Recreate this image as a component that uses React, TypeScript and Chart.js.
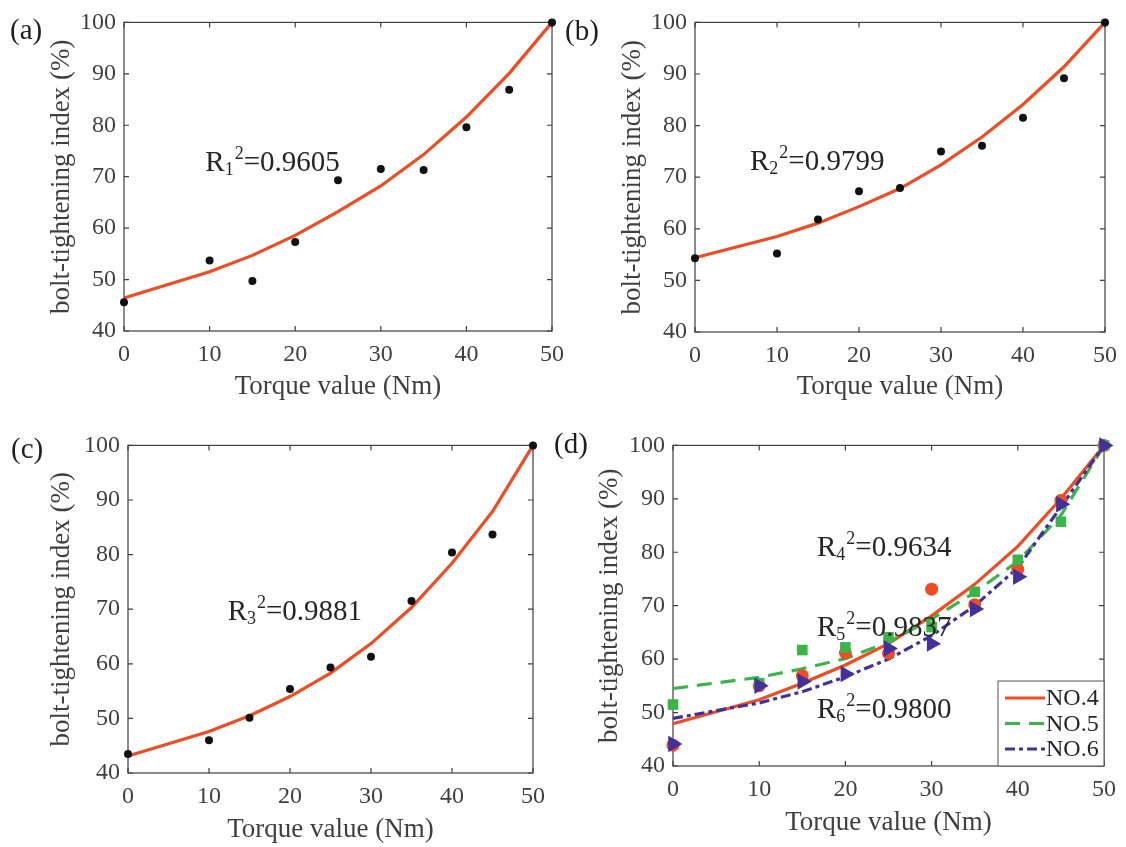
import React, { useEffect, useRef } from "react";
import { Chart, registerables } from "chart.js";

Chart.register(...registerables);

// ---------- data ----------
const torque = [0, 10, 15, 20, 25, 30, 35, 40, 45, 50];
const xTickValues = [0, 10, 20, 30, 40, 50];
const yTickValues = [40, 50, 60, 70, 80, 90, 100];

const measA = [45.6, 53.7, 49.7, 57.3, 69.3, 71.5, 71.3, 79.6, 86.9, 100];
const fitA = [46.4, 51.5, 54.7, 58.6, 63.2, 68.2, 74.3, 81.6, 90.1, 100];
const measB = [54.3, 55.2, 61.8, 67.3, 67.9, 75.0, 76.1, 81.5, 89.2, 100];
const fitB = [54.4, 58.5, 61.1, 64.3, 67.8, 72.4, 77.8, 84.1, 91.4, 100];
const measC = [43.5, 46.0, 50.1, 55.4, 59.3, 61.3, 71.5, 80.4, 83.7, 100];
const fitC = [43.1, 47.6, 50.5, 54.0, 58.3, 63.7, 70.3, 78.4, 87.9, 100];
const measNo4 = [43.9, 55.0, 56.9, 61.2, 61.1, 73.1, 70.2, 76.8, 89.7, 100];
const fitNo4 = [47.9, 52.4, 55.5, 58.9, 62.9, 68.1, 74.0, 81.1, 90.0, 100];
const measNo5 = [51.5, 55.5, 61.7, 62.2, 64.1, 66.0, 72.6, 78.6, 85.7, 100];
const fitNo5 = [54.5, 56.6, 58.2, 60.1, 63.2, 67.5, 72.5, 78.3, 86.9, 100];
const measNo6 = [44.1, 55.0, 55.8, 57.2, 62.0, 62.9, 69.4, 75.4, 89.0, 100];
const fitNo6 = [48.9, 51.8, 53.9, 56.7, 60.0, 64.4, 70.0, 77.1, 88.5, 100];

const rSquared = ["0.9605", "0.9799", "0.9881", "0.9634", "0.9837", "0.9800"];
const legendLabels = ["NO.4", "NO.5", "NO.6"];
const panelLabels = ["(a)", "(b)", "(c)", "(d)"];
const xTitle = "Torque value (Nm)";
const yTitle = "bolt-tightening index (%)";

// ---------- styles ----------
const FONT = "'Liberation Serif', 'Times New Roman', serif";
const AXIS_COLOR = "#3f3f3f";
const TEXT_COLOR = "#262626";
const RED = "#F04B22";
const GREEN = "#3BB44A";
const PURPLE = "#43309A";
const GREEN_DASH = [15, 9];
const PURPLE_DASH = [10, 4, 4, 4];

const pts = (xs: number[], ys: number[]) => xs.map((x, i) => ({ x, y: ys[i] }));

type Note = { sub: string; value: string; x: number; y: number };
type PanelCfg = {
  key: string;
  label: string;
  labelPos: [number, number];
  rect: [number, number, number, number];
  yw: number;
  xh: number;
  padTop: number;
  padRight: number;
  yTitlePad: number;
  xTitlePad: number;
  datasets: any[];
  notes: Note[];
  legend: boolean;
};

const dotSet = (ys: number[]) => ({
  data: pts(torque, ys),
  showLine: false,
  pointRadius: 4,
  pointBackgroundColor: "#111",
  pointBorderWidth: 0,
  clip: false,
});
const fitSet = (ys: number[], color: string, dash: number[] = []) => ({
  data: pts(torque, ys),
  showLine: true,
  borderColor: color,
  borderWidth: 3.2,
  borderDash: dash,
  pointRadius: 0,
  tension: 0,
  fill: false,
  clip: false,
});
const markerSet = (ys: number[], color: string, style: string, r: number, rot = 0) => ({
  data: pts(torque, ys),
  showLine: false,
  pointStyle: style,
  pointRadius: r,
  pointRotation: rot,
  pointBackgroundColor: color,
  pointBorderColor: color,
  pointBorderWidth: 0,
  clip: false,
});

const panels: PanelCfg[] = [
  {
    key: "a",
    label: panelLabels[0],
    labelPos: [10, 31],
    rect: [0, 0, 585, 423],
    yw: 124,
    xh: 92,
    padTop: 15,
    padRight: 33,
    yTitlePad: 46,
    xTitlePad: 20,
    datasets: [dotSet(measA), fitSet(fitA, RED)],
    notes: [{ sub: "1", value: rSquared[0], x: 9.5, y: 71.1 }],
    legend: false,
  },
  {
    key: "b",
    label: panelLabels[1],
    labelPos: [15, 32],
    rect: [550, 0, 576, 423],
    yw: 145,
    xh: 91,
    padTop: 17,
    padRight: 20,
    yTitlePad: 67,
    xTitlePad: 20,
    datasets: [dotSet(measB), fitSet(fitB, RED)],
    notes: [{ sub: "2", value: rSquared[1], x: 6.7, y: 71.4 }],
    legend: false,
  },
  {
    key: "c",
    label: panelLabels[2],
    labelPos: [11, 27],
    rect: [0, 423, 563, 424],
    yw: 128,
    xh: 74,
    padTop: 17,
    padRight: 30,
    yTitlePad: 46,
    xTitlePad: 1,
    datasets: [dotSet(measC), fitSet(fitC, RED)],
    notes: [{ sub: "3", value: rSquared[2], x: 12.3, y: 68.1 }],
    legend: false,
  },
  {
    key: "d",
    label: panelLabels[3],
    labelPos: [14, 22],
    rect: [540, 423, 586, 424],
    yw: 133,
    xh: 81,
    padTop: 18,
    padRight: 22,
    yTitlePad: 54,
    xTitlePad: 8,
    datasets: [
      markerSet(measNo6, PURPLE, "triangle", 9.5, 90),
      markerSet(measNo5, GREEN, "rect", 7.5),
      markerSet(measNo4, RED, "circle", 6.5),
      fitSet(fitNo6, PURPLE, PURPLE_DASH),
      fitSet(fitNo5, GREEN, GREEN_DASH),
      fitSet(fitNo4, RED),
    ],
    notes: [
      { sub: "4", value: rSquared[3], x: 16.7, y: 79.3 },
      { sub: "5", value: rSquared[4], x: 16.7, y: 64.4 },
      { sub: "6", value: rSquared[5], x: 16.7, y: 49.0 },
    ],
    legend: true,
  },
];

function drawNote(ctx: CanvasRenderingContext2D, x: number, y: number, sub: string, value: string) {
  ctx.fillStyle = TEXT_COLOR;
  ctx.textBaseline = "alphabetic";
  ctx.textAlign = "left";
  let cx = x;
  ctx.font = `29px ${FONT}`;
  ctx.fillText("R", cx, y);
  cx += ctx.measureText("R").width;
  ctx.font = `18px ${FONT}`;
  ctx.fillText(sub, cx, y + 4);
  cx += ctx.measureText(sub).width + 1;
  ctx.fillText("2", cx, y - 12);
  cx += ctx.measureText("2").width;
  ctx.font = `29px ${FONT}`;
  ctx.fillText("=" + value, cx, y);
}

function makePlugin(p: PanelCfg) {
  return {
    id: "decor_" + p.key,
    beforeDatasetsDraw(chart: any) {
      const { ctx, chartArea, scales } = chart;
      const { left, right, top, bottom } = chartArea;
      ctx.save();
      ctx.strokeStyle = AXIS_COLOR;
      ctx.lineWidth = 1.2;
      ctx.setLineDash([]);
      ctx.strokeRect(left, top, right - left, bottom - top);
      const tl = 5;
      ctx.beginPath();
      xTickValues.forEach((v) => {
        const px = scales.x.getPixelForValue(v);
        ctx.moveTo(px, bottom);
        ctx.lineTo(px, bottom - tl);
        ctx.moveTo(px, top);
        ctx.lineTo(px, top + tl);
      });
      yTickValues.forEach((v) => {
        const py = scales.y.getPixelForValue(v);
        ctx.moveTo(left, py);
        ctx.lineTo(left + tl, py);
        ctx.moveTo(right, py);
        ctx.lineTo(right - tl, py);
      });
      ctx.stroke();
      ctx.restore();
    },
    afterDatasetsDraw(chart: any) {
      const { ctx, chartArea, scales } = chart;
      ctx.save();
      p.notes.forEach((n) => {
        drawNote(ctx, scales.x.getPixelForValue(n.x), scales.y.getPixelForValue(n.y), n.sub, n.value);
      });
      if (p.legend) {
        const { right, bottom } = chartArea;
        const bw = 106;
        const bh = 85;
        const bx = right - bw;
        const by = bottom - bh;
        ctx.fillStyle = "#ffffff";
        ctx.fillRect(bx, by, bw, bh);
        ctx.strokeStyle = "#555555";
        ctx.lineWidth = 1;
        ctx.setLineDash([]);
        ctx.strokeRect(bx, by, bw, bh);
        const items = [
          { color: RED, dash: [] as number[] },
          { color: GREEN, dash: GREEN_DASH },
          { color: PURPLE, dash: PURPLE_DASH },
        ];
        items.forEach((it, i) => {
          const cy = by + 17 + i * 25.5;
          ctx.strokeStyle = it.color;
          ctx.lineWidth = 3.2;
          ctx.setLineDash(it.dash);
          ctx.beginPath();
          ctx.moveTo(bx + 7, cy);
          ctx.lineTo(bx + 47, cy);
          ctx.stroke();
          ctx.setLineDash([]);
          ctx.fillStyle = TEXT_COLOR;
          ctx.font = `24px ${FONT}`;
          ctx.textBaseline = "middle";
          ctx.textAlign = "left";
          ctx.fillText(legendLabels[i], bx + 48, cy + 1);
        });
      }
      ctx.restore();
    },
    afterDraw(chart: any) {
      const { ctx } = chart;
      ctx.save();
      ctx.fillStyle = "#1e1e1e";
      ctx.font = `29px ${FONT}`;
      ctx.textBaseline = "middle";
      ctx.textAlign = "left";
      ctx.fillText(p.label, p.labelPos[0], p.labelPos[1]);
      ctx.restore();
    },
  };
}

function buildConfig(p: PanelCfg): any {
  const tickFont = { family: FONT, size: 24, lineHeight: 1.2 };
  const titleFont = { family: FONT, size: 27, lineHeight: 1.2 };
  return {
    type: "scatter",
    data: { datasets: p.datasets },
    plugins: [makePlugin(p)],
    options: {
      animation: false,
      responsive: false,
      maintainAspectRatio: false,
      events: [],
      layout: { padding: { top: p.padTop, right: p.padRight, left: 0, bottom: 0 } },
      plugins: { legend: { display: false }, tooltip: { enabled: false } },
      scales: {
        x: {
          type: "linear",
          min: xTickValues[0],
          max: xTickValues[xTickValues.length - 1],
          afterBuildTicks: (s: any) => {
            s.ticks = xTickValues.map((v) => ({ value: v }));
          },
          grid: { display: false, drawTicks: false },
          border: { display: false },
          ticks: { color: AXIS_COLOR, font: tickFont, padding: 9, maxRotation: 0, autoSkip: false },
          title: {
            display: true,
            text: xTitle,
            color: AXIS_COLOR,
            font: titleFont,
            padding: { top: 0, bottom: p.xTitlePad },
          },
          afterFit: (s: any) => {
            s.height = p.xh;
          },
        },
        y: {
          type: "linear",
          min: yTickValues[0],
          max: yTickValues[yTickValues.length - 1],
          afterBuildTicks: (s: any) => {
            s.ticks = yTickValues.map((v) => ({ value: v }));
          },
          grid: { display: false, drawTicks: false },
          border: { display: false },
          ticks: { color: AXIS_COLOR, font: tickFont, padding: 8, autoSkip: false },
          title: {
            display: true,
            text: yTitle,
            color: AXIS_COLOR,
            font: titleFont,
            padding: { top: p.yTitlePad, bottom: 0 },
          },
          afterFit: (s: any) => {
            s.width = p.yw;
          },
        },
      },
    },
  };
}

function PanelChart({ cfg }: { cfg: PanelCfg }) {
  const ref = useRef<HTMLCanvasElement>(null);
  useEffect(() => {
    if (!ref.current) return;
    const chart = new Chart(ref.current, buildConfig(cfg));
    return () => chart.destroy();
  }, [cfg]);
  const [l, t, w, h] = cfg.rect;
  return (
    <canvas
      ref={ref}
      width={w}
      height={h}
      style={{ position: "absolute", left: l, top: t, width: w, height: h }}
    />
  );
}

export default function App() {
  return (
    <div
      style={{
        position: "absolute",
        left: 0,
        top: 0,
        width: 1126,
        height: 847,
        background: "#ffffff",
        overflow: "hidden",
      }}
    >
      {panels.map((p) => (
        <PanelChart key={p.key} cfg={p} />
      ))}
    </div>
  );
}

------------------------------

◆ **REQUIREMENT**
Write out every line of the preceding listing that contains "React".

◆ **ANSWER FOR THIS EXERCISE**
Recreate this image as a component that uses React, TypeScript and Chart.js.
import React, { useEffect, useRef } from "react";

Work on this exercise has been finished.